Nobel Peace Prize: Theodore Roosevelt Was the Most Important Winner Of All Time
The winner of the 2013 Nobel Peace Prize will be announced on Friday. Past winners of the prize have included advocates of nonviolent resistance to injustice (Martin Luther King, Jr., Lech Walesa, Desmond Tutu), leaders who have collaborated to end conflicts and oppression (Mandela and de Klerk; Arafat, Peres and Rabin), and a U.S. President who happened not to be George W. Bush (I’m a great fan of President Obama, but seriously, Nobel Committee?)
Choosing any winner of this prize as the “greatest” of them all is next to impossible. But if one absolutely had to pick one as more historically important than all the others, perhaps the best choice would be the 1906 winner, Theodore Roosevelt. Were it not for some of Roosevelt’s actions during his presidency, some of the other Peace Prize winners would not have had the opportunity to win recognition for their valiant efforts.

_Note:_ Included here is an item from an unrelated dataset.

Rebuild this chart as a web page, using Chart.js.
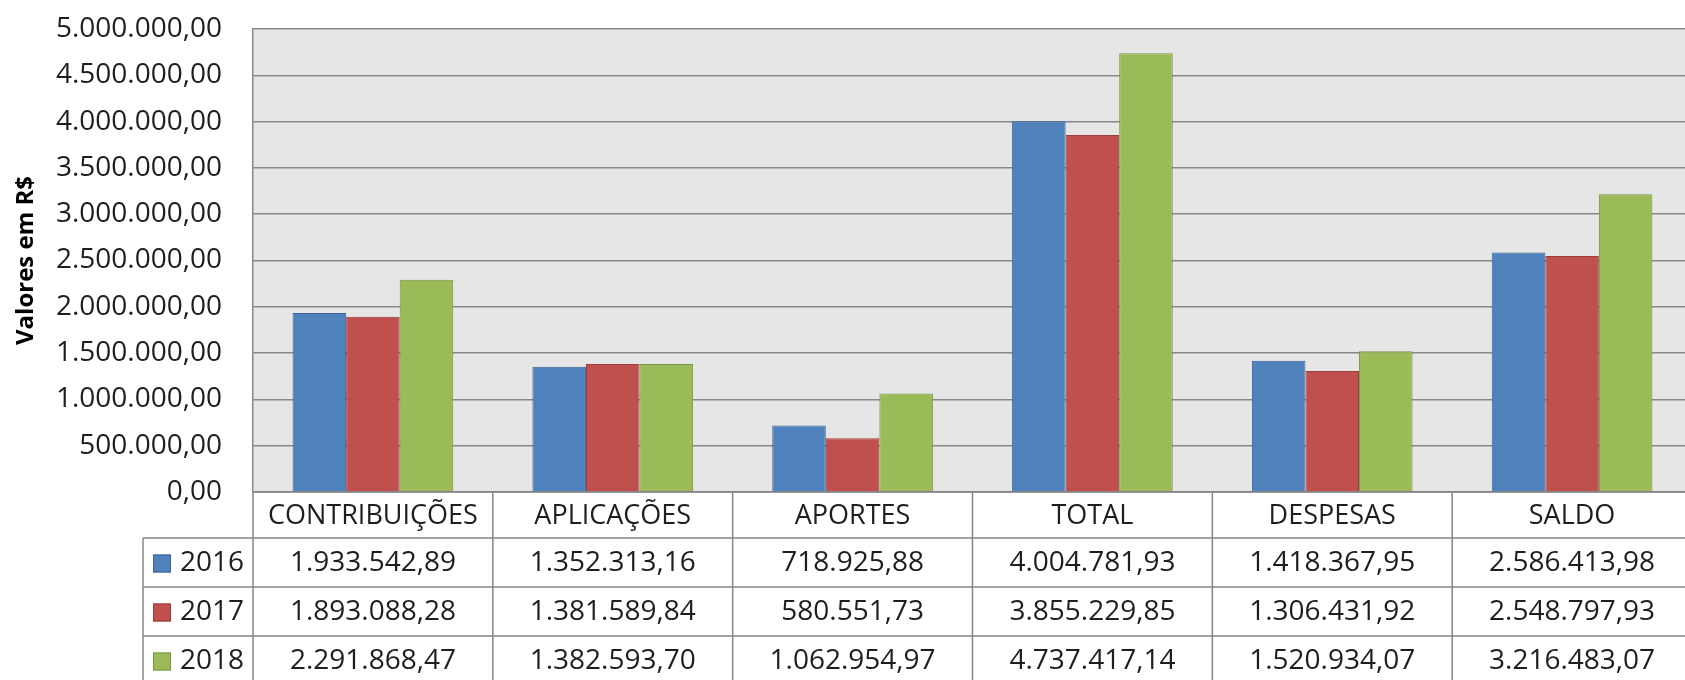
<!DOCTYPE html>
<html lang="pt-BR">
<head>
<meta charset="utf-8">
<title>Valores em R$ 2016-2018</title>
<script src="https://cdn.jsdelivr.net/npm/chart.js@4.4.1/dist/chart.umd.min.js"></script>
<style>
  html, body { margin: 0; padding: 0; background: #ffffff; overflow: hidden; }
  #quadro { width: 1692px; height: 680px; }
</style>
</head>
<body>
<div id="quadro"><canvas id="grafico" width="1692" height="680"></canvas></div>
<script>
// Dados do gráfico
const categorias = ['CONTRIBUIÇÕES', 'APLICAÇÕES', 'APORTES', 'TOTAL', 'DESPESAS', 'SALDO'];
const anos = ['2016', '2017', '2018'];
const valores2016 = [1933542.89, 1352313.16, 718925.88, 4004781.93, 1418367.95, 2586413.98];
const valores2017 = [1893088.28, 1381589.84, 580551.73, 3855229.85, 1306431.92, 2548797.93];
const valores2018 = [2291868.47, 1382593.70, 1062954.97, 4737417.14, 1520934.07, 3216483.07];
const eixoMin = 0;
const eixoMax = 5000000;
const eixoPasso = 500000;

const cores = ['#4f81bd', '#c0504d', '#9bbb59'];
const coresBorda = ['#3c6595', '#9c3d3a', '#7a9645'];
const fonte = '"Open Sans", "Liberation Sans", sans-serif';
const corLinha = '#878787';
const corTexto = '#1e1e1e';

// Formata número no padrão brasileiro (1.234.567,89)
function formatarBR(v) {
  const partes = v.toFixed(2).split('.');
  return partes[0].replace(/\B(?=(\d{3})+(?!\d))/g, '.') + ',' + partes[1];
}

// Fundo cinza da área de plotagem
const fundoPlot = {
  id: 'fundoPlot',
  beforeDraw(chart) {
    const { ctx, chartArea: a } = chart;
    ctx.save();
    ctx.fillStyle = '#e6e6e6';
    ctx.fillRect(a.left, a.top, a.right - a.left, a.bottom - a.top);
    ctx.restore();
  }
};

// Tabela de dados abaixo do gráfico
const tabelaDados = {
  id: 'tabelaDados',
  afterDraw(chart) {
    const { ctx, chartArea: a } = chart;
    const x = chart.scales.x;
    const series = [valores2016, valores2017, valores2018];
    const larg = (a.right - a.left) / categorias.length;
    const altCab = 46;
    const altLinha = 49;
    const legEsq = 143;
    const base = a.bottom + altCab + altLinha * anos.length;

    ctx.save();
    ctx.strokeStyle = corLinha;
    ctx.lineWidth = 1.5;

    // linhas horizontais
    ctx.beginPath();
    ctx.moveTo(a.left, a.bottom);
    ctx.lineTo(a.right, a.bottom);
    for (let r = 0; r <= anos.length; r++) {
      const y = a.bottom + altCab + altLinha * r;
      ctx.moveTo(legEsq, y);
      ctx.lineTo(a.right, y);
    }
    // linhas verticais
    for (let c = 0; c <= categorias.length; c++) {
      const xx = a.left + larg * c;
      ctx.moveTo(xx, a.bottom);
      ctx.lineTo(xx, base);
    }
    ctx.moveTo(legEsq, a.bottom + altCab);
    ctx.lineTo(legEsq, base);
    ctx.stroke();

    // textos
    ctx.fillStyle = corTexto;
    ctx.textAlign = 'center';
    ctx.textBaseline = 'middle';
    ctx.font = '27px ' + fonte;
    categorias.forEach((cat, i) => {
      ctx.fillText(cat, x.getPixelForValue(i), a.bottom + altCab / 2 + 1);
    });
    ctx.font = '28px ' + fonte;
    anos.forEach((ano, r) => {
      const yc = a.bottom + altCab + altLinha * r + altLinha / 2 + 1;
      series[r].forEach((v, i) => {
        ctx.fillText(formatarBR(v), x.getPixelForValue(i), yc);
      });
      // chave da legenda
      ctx.fillStyle = cores[r];
      ctx.fillRect(153, yc - 9, 18, 18);
      ctx.strokeStyle = coresBorda[r];
      ctx.lineWidth = 1;
      ctx.strokeRect(153.5, yc - 8.5, 17, 17);
      ctx.fillStyle = corTexto;
      ctx.textAlign = 'left';
      ctx.fillText(ano, 180, yc);
      ctx.textAlign = 'center';
    });
    ctx.restore();
  }
};

const ctx = document.getElementById('grafico').getContext('2d');
new Chart(ctx, {
  type: 'bar',
  data: {
    labels: categorias,
    datasets: anos.map((ano, i) => ({
      label: ano,
      data: [valores2016, valores2017, valores2018][i],
      backgroundColor: cores[i],
      borderColor: coresBorda[i],
      borderWidth: 1,
      categoryPercentage: 0.67,
      barPercentage: 1
    }))
  },
  options: {
    responsive: false,
    animation: false,
    devicePixelRatio: 1,
    layout: { padding: { top: 29, bottom: 188, left: 0, right: 0 } },
    plugins: {
      legend: { display: false },
      tooltip: { enabled: false }
    },
    scales: {
      x: {
        display: false
      },
      y: {
        min: eixoMin,
        max: eixoMax,
        afterFit(scale) {
          scale.width = 253;
          // o espaçamento horizontal dos rótulos não deve empurrar a área do gráfico
          scale.paddingTop = 0;
          scale.paddingBottom = 0;
        },
        ticks: {
          stepSize: eixoPasso,
          padding: 31,
          color: corTexto,
          font: { family: fonte, size: 28 },
          callback: v => formatarBR(v)
        },
        grid: { color: corLinha, lineWidth: 1.5, drawTicks: false },
        border: { display: true, color: corLinha, width: 1.5 },
        title: {
          display: true,
          text: 'Valores em R$',
          color: '#000000',
          font: { family: fonte, size: 24, weight: 'bold' },
          padding: { top: 12, bottom: 0 }
        }
      }
    }
  },
  plugins: [fundoPlot, tabelaDados]
});
</script>
</body>
</html>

Roosevelt was awarded the prize for his successful mediation of a negotiated end to the Russo-Japanese War of 1904-1905. His goal in helping to end the war was to create a balance of power in Northeast Asia favorable to U.S. interests, by giving Japan control of Korea and parts of Manchuria, without letting Russia feel completely defeated (Japanese negotiators had originally insisted on a war costs indemnity from the Russians). As Japan’s rise at the time was seen as helping America’s Open Door policy regarding China, Roosevelt’s approach was a wise one.
But mediation of an end to a war is hardly the only accomplishment of Roosevelt’s foreign policy. In 1903, his administration helped organize the Panamanian revolution for independence from Colombia, in order to ease the process of the U.S. getting the Panama Canal built. Roosevelt supported the building of the canal for both military and economic purposes, and though its overall military importance to the U.S. was small during both World Wars, within three decades of its completion, “America's national income was around 4% higher than it would have been without the canal,” according to Noel Maurer and Carlos Yu. Together with the 1898 Spanish-American War (in which Roosevelt fought) and the 1904 Roosevelt Corollary to the Monroe Doctrine, the construction of the canal gave a prosperous, confident United States the chance to flex its muscles on the international stage, proving to the world that it was a power to be reckoned with.
What does all this have to do with the cause of international peace to which the Nobel Committee is devoted? Over the last century, Roosevelt’s role in America’s rise to the status of world power has been critical in making America able to help end the horrors of WWI, crush fascism in WWII, and pressure the Soviet Union to give up its hold on Eastern Europe (and then collapse itself) without the need for WWIII. Had America’s 26th President not taken the lead in making the U.S. bold enough to use military force commensurate with its economic might, the country may very well have stood on the international sidelines throughout the first half of the 20th century (it did just that in the 1920s, sadly), allowing totalitarian powers to ravage the Eastern Hemisphere with impunity. The institutions created in the aftermath of WWII, in turn, might never have come about, and thus would never have won Nobel Peace Prizes of their own.
But just as importantly, the fact that the Peace Prize was given to a man frequently regarded as a warmonger illustrates a fundamental truth of international politics: good intentions, however admirable, are rarely strong enough to stand on their own against sheer power. Indeed, such intentions, if they are to be realized in a complex, frequently dangerous world, must have strength of arms to support and defend them.
Today, America and the world are fortunate that one of Roosevelt’s successors, both as President of the U.S. and as Nobel Peace Laureate, understands that violence, ugly though it is, is sometimes necessary as a means to a moral end, and that leadership of a great power frequently entails making difficult decisions about life and death. Let us hope that President Obama’s successors in both roles possess the same understanding.